Copy out each line exactly; pictures stay out of the copy.

┌──

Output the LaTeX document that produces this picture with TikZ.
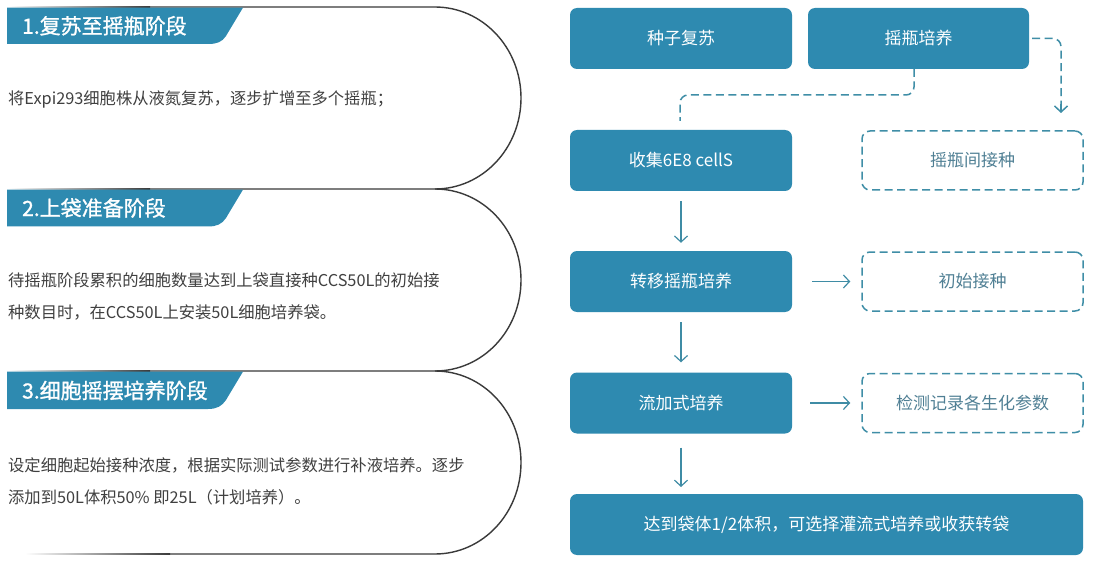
\documentclass[tikz,border=0pt]{standalone}
\usepackage{fontspec}
\setmainfont{Noto Sans CJK SC}
\newfontfamily\hdfont[FakeBold=1.2]{Noto Sans CJK SC}
\usetikzlibrary{arrows.meta}
\definecolor{mainblue}{HTML}{2E8AB0}
\definecolor{linec}{HTML}{3A3A3A}
\definecolor{bodyc}{HTML}{404040}
\definecolor{dashblue}{HTML}{3F8EA7}
\definecolor{dashtext}{HTML}{4F7F94}
\definecolor{arrowc}{HTML}{3F8CA5}
\tikzset{
  secline/.style={draw=linec, line width=1.4pt},
  band/.style={fill=mainblue},
  hdtext/.style={anchor=west, inner sep=0pt, text=white, font=\hdfont\fontsize{21}{24}\selectfont},
  bodytext/.style={anchor=west, inner sep=0pt, text=bodyc, font=\fontsize{16.3}{20}\selectfont},
  solidbox/.style={rectangle, rounded corners=7pt, fill=mainblue, text=white,
    minimum width=222pt, minimum height=61pt, inner sep=0pt, font=\fontsize{17}{20}\selectfont},
  dashbox/.style={rectangle, rounded corners=8pt, draw=dashblue, line width=1.5pt,
    dash pattern=on 8pt off 4.5pt, text=dashtext,
    minimum width=221pt, minimum height=59pt, inner sep=0pt, font=\fontsize{17}{20}\selectfont},
  arr/.style={draw=arrowc, line width=1.2pt, -{Straight Barb[length=6pt,width=13pt]}},
  dasharr/.style={draw=dashblue, line width=1.5pt, dash pattern=on 8pt off 4.5pt, rounded corners=8pt},
}
\begin{document}
\begin{tikzpicture}[x=1pt,y=-1pt]
\useasboundingbox[fill=white] (0,0) rectangle (1096,567);

% ---------- left: section outlines ----------
\fill[left color=white, right color=linec] (8,6.3) rectangle (150,7.7);
\draw[secline] (150,7) -- (435,7)
  .. controls (482.5,7) and (521,47.7) .. (521,98)
  .. controls (521,148.3) and (482.5,189) .. (435,189);
\fill[left color=white, right color=linec] (8,188.3) rectangle (150,189.7);
\draw[secline] (150,189) -- (435,189)
  .. controls (482.5,189) and (521,229.3) .. (521,280)
  .. controls (521,330.7) and (482.5,371) .. (435,371);
\fill[left color=white, right color=linec] (8,370.3) rectangle (150,371.7);
\draw[secline] (150,371) -- (435,371)
  .. controls (482.5,371) and (521,411.5) .. (521,462.5)
  .. controls (521,513.5) and (482.5,554) .. (435,554) -- (170,554);
\fill[left color=white, right color=linec] (25,553.3) rectangle (170,554.7);

% ---------- header bands ----------
\fill[band] (7,7.6) -- (243,7.6) -- (226,36) .. controls (222,42) and (217,44) .. (208,44) -- (7,44) -- cycle;
\fill[band] (7,189.6) -- (243,189.6) -- (226,218) .. controls (222,224) and (217,226.5) .. (208,226.5) -- (7,226.5) -- cycle;
\fill[band] (7,371.6) -- (243,371.6) -- (226,400) .. controls (222,406) and (217,409) .. (208,409) -- (7,409) -- cycle;

\node[hdtext] (h1) at (22,25.8) {1.复苏至摇瓶阶段};
\node[hdtext] (h2) at (22,208) {2.上袋准备阶段};
\node[hdtext] (h3) at (22,390.5) {3.细胞摇摆培养阶段};

% ---------- body texts ----------
\node[bodytext] (t1) at (8,99) {将Expi293细胞株从液氮复苏，逐步扩增至多个摇瓶；};
\node[bodytext] (t2a) at (8,280) {待摇瓶阶段累积的细胞数量达到上袋直接种CCS50L的初始接};
\node[bodytext] (t2b) at (8,312.5) {种数目时，在CCS50L上安装50L细胞培养袋。};
\node[bodytext] (t3a) at (8,465) {设定细胞起始接种浓度，根据实际测试参数进行补液培养。逐步};
\node[bodytext] (t3b) at (8,497.5) {添加到50L体积50\% 即25L（计划培养）。};

% ---------- right: flow boxes ----------
\node[solidbox] (A) at (681,38.5) {种子复苏};
\node[solidbox, minimum width=221pt] (B) at (918.5,38.5) {摇瓶培养};
\node[solidbox] (C) at (681,160.5) {收集6E8 cellS};
\node[dashbox] (D) at (972.5,160.5) {摇瓶间接种};
\node[solidbox] (E) at (681,281.5) {转移摇瓶培养};
\node[dashbox] (G) at (972.5,281.5) {初始接种};
\node[solidbox] (F) at (681,403) {流加式培养};
\node[dashbox] (H) at (972.5,403) {检测记录各生化参数};
\node[solidbox, minimum width=513pt] (I) at (826.5,524.5) {达到袋体1/2体积，可选择灌流式培养或收获转袋};

% ---------- connectors ----------
\coordinate (bc1) at (914,69);
\coordinate (bc2) at (680,121);
\draw[dasharr] (bc1) -- (914,95) -- (680,95) -- (bc2);
\coordinate (bd0) at (1032,38.5);
\draw[dasharr] (bd0) -- (1061,38.5) -- (1061,112);
\draw[draw=dashblue, line width=1.5pt, -{Straight Barb[length=6pt,width=13pt]}] (1061,104) -- (1061,113);

\coordinate (fi) at (681,487);
\draw[arr] ([yshift=-10pt]C.south) -- ([yshift=8pt]E.north);
\draw[arr] ([yshift=-10pt]E.south) -- ([yshift=10pt]F.north);
\draw[arr] ([yshift=-14pt]F.south) -- (fi);
\draw[arr] ([xshift=20pt]E.east) -- ([xshift=-11pt]G.west);
\draw[arr] ([xshift=18pt]F.east) -- ([xshift=-11pt]H.west);
\end{tikzpicture}
\end{document}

└──

*Exercise response*:
Output the LaTeX document that produces this picture with TikZ.
\documentclass[tikz,border=0pt]{standalone}
\usepackage{fontspec}
\setmainfont{Noto Sans CJK SC}
\newfontfamily\hdfont[FakeBold=1.2]{Noto Sans CJK SC}
\usetikzlibrary{arrows.meta}
\definecolor{mainblue}{HTML}{2E8AB0}
\definecolor{linec}{HTML}{3A3A3A}
\definecolor{bodyc}{HTML}{404040}
\definecolor{dashblue}{HTML}{3F8EA7}
\definecolor{dashtext}{HTML}{4F7F94}
\definecolor{arrowc}{HTML}{3F8CA5}
\tikzset{
  secline/.style={draw=linec, line width=1.4pt},
  band/.style={fill=mainblue},
  hdtext/.style={anchor=west, inner sep=0pt, text=white, font=\hdfont\fontsize{21}{24}\selectfont},
  bodytext/.style={anchor=west, inner sep=0pt, text=bodyc, font=\fontsize{16.3}{20}\selectfont},
  solidbox/.style={rectangle, rounded corners=7pt, fill=mainblue, text=white,
    minimum width=222pt, minimum height=61pt, inner sep=0pt, font=\fontsize{17}{20}\selectfont},
  dashbox/.style={rectangle, rounded corners=8pt, draw=dashblue, line width=1.5pt,
    dash pattern=on 8pt off 4.5pt, text=dashtext,
    minimum width=221pt, minimum height=59pt, inner sep=0pt, font=\fontsize{17}{20}\selectfont},
  arr/.style={draw=arrowc, line width=1.2pt, -{Straight Barb[length=6pt,width=13pt]}},
  dasharr/.style={draw=dashblue, line width=1.5pt, dash pattern=on 8pt off 4.5pt, rounded corners=8pt},
}
\begin{document}
\begin{tikzpicture}[x=1pt,y=-1pt]
\useasboundingbox[fill=white] (0,0) rectangle (1096,567);

% ---------- left: section outlines ----------
\fill[left color=white, right color=linec] (8,6.3) rectangle (150,7.7);
\draw[secline] (150,7) -- (435,7)
  .. controls (482.5,7) and (521,47.7) .. (521,98)
  .. controls (521,148.3) and (482.5,189) .. (435,189);
\fill[left color=white, right color=linec] (8,188.3) rectangle (150,189.7);
\draw[secline] (150,189) -- (435,189)
  .. controls (482.5,189) and (521,229.3) .. (521,280)
  .. controls (521,330.7) and (482.5,371) .. (435,371);
\fill[left color=white, right color=linec] (8,370.3) rectangle (150,371.7);
\draw[secline] (150,371) -- (435,371)
  .. controls (482.5,371) and (521,411.5) .. (521,462.5)
  .. controls (521,513.5) and (482.5,554) .. (435,554) -- (170,554);
\fill[left color=white, right color=linec] (25,553.3) rectangle (170,554.7);

% ---------- header bands ----------
\fill[band] (7,7.6) -- (243,7.6) -- (226,36) .. controls (222,42) and (217,44) .. (208,44) -- (7,44) -- cycle;
\fill[band] (7,189.6) -- (243,189.6) -- (226,218) .. controls (222,224) and (217,226.5) .. (208,226.5) -- (7,226.5) -- cycle;
\fill[band] (7,371.6) -- (243,371.6) -- (226,400) .. controls (222,406) and (217,409) .. (208,409) -- (7,409) -- cycle;

\node[hdtext] (h1) at (22,25.8) {1.复苏至摇瓶阶段};
\node[hdtext] (h2) at (22,208) {2.上袋准备阶段};
\node[hdtext] (h3) at (22,390.5) {3.细胞摇摆培养阶段};

% ---------- body texts ----------
\node[bodytext] (t1) at (8,99) {将Expi293细胞株从液氮复苏，逐步扩增至多个摇瓶；};
\node[bodytext] (t2a) at (8,280) {待摇瓶阶段累积的细胞数量达到上袋直接种CCS50L的初始接};
\node[bodytext] (t2b) at (8,312.5) {种数目时，在CCS50L上安装50L细胞培养袋。};
\node[bodytext] (t3a) at (8,465) {设定细胞起始接种浓度，根据实际测试参数进行补液培养。逐步};
\node[bodytext] (t3b) at (8,497.5) {添加到50L体积50\% 即25L（计划培养）。};

% ---------- right: flow boxes ----------
\node[solidbox] (A) at (681,38.5) {种子复苏};
\node[solidbox, minimum width=221pt] (B) at (918.5,38.5) {摇瓶培养};
\node[solidbox] (C) at (681,160.5) {收集6E8 cellS};
\node[dashbox] (D) at (972.5,160.5) {摇瓶间接种};
\node[solidbox] (E) at (681,281.5) {转移摇瓶培养};
\node[dashbox] (G) at (972.5,281.5) {初始接种};
\node[solidbox] (F) at (681,403) {流加式培养};
\node[dashbox] (H) at (972.5,403) {检测记录各生化参数};
\node[solidbox, minimum width=513pt] (I) at (826.5,524.5) {达到袋体1/2体积，可选择灌流式培养或收获转袋};

% ---------- connectors ----------
\coordinate (bc1) at (914,69);
\coordinate (bc2) at (680,121);
\draw[dasharr] (bc1) -- (914,95) -- (680,95) -- (bc2);
\coordinate (bd0) at (1032,38.5);
\draw[dasharr] (bd0) -- (1061,38.5) -- (1061,112);
\draw[draw=dashblue, line width=1.5pt, -{Straight Barb[length=6pt,width=13pt]}] (1061,104) -- (1061,113);

\coordinate (fi) at (681,487);
\draw[arr] ([yshift=-10pt]C.south) -- ([yshift=8pt]E.north);
\draw[arr] ([yshift=-10pt]E.south) -- ([yshift=10pt]F.north);
\draw[arr] ([yshift=-14pt]F.south) -- (fi);
\draw[arr] ([xshift=20pt]E.east) -- ([xshift=-11pt]G.west);
\draw[arr] ([xshift=18pt]F.east) -- ([xshift=-11pt]H.west);
\end{tikzpicture}
\end{document}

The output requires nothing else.